Wednesday, May 05, 2010

So why shouldn't Greece just default on its debt? Anyone want to make the case?

Update : worth reading Bill Seitz's link (in the comments) and this.

What's utterly clear is that, however they've managed it, the financial community have contrived to speculate with the world's wealth for the last few years, awarding themselves huge pay-offs when they hit the jackpot. When, however, the whole edifice finally comes crashing down, they cry to their governments for bail-outs while the bond markets pressure the politicians of the wealthy countries to pressurize the politicians of the poorer countries to push the pain onto the most vulnerable and needy members of their society.
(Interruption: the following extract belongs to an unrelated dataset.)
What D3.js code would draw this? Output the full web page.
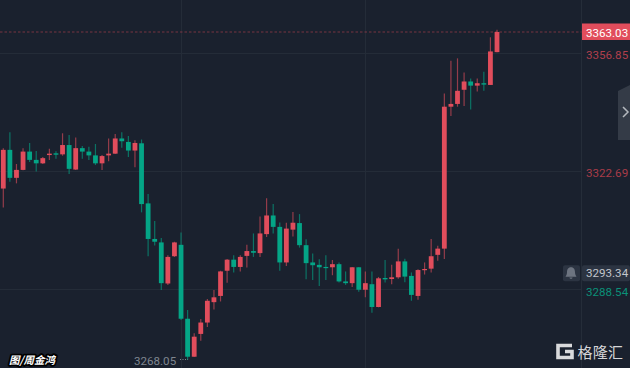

It is Greek pensioners, the sick and the unemployed who will suffer the worst of the downside of the austerity measures that were voted through today. Yet it was the elites of these countries which borrowed the money and enjoyed its benefits. And it is the foreign lenders (those who allegedly bear the risk), that are guaranteed to be repaid, thanks to the IMF, EU and Greek government.

There's nothing new here. It's the old logic of capitalism playing out yet again (as it has in Asia and Latin America, Russia and Eastern Europe for the last two decades). Maybe its coming for all of us in Europe now.

2 comments:

BillSeitz said...

The only reason not to default is that it would make it impossible to get more debt (at least in the short-term). Which is a problem when running a deficit.

http://www.newworldeconomics.com/archives/2010/050210.html

phil jones said...

Thanks Bill. Good link. Lots to think about there.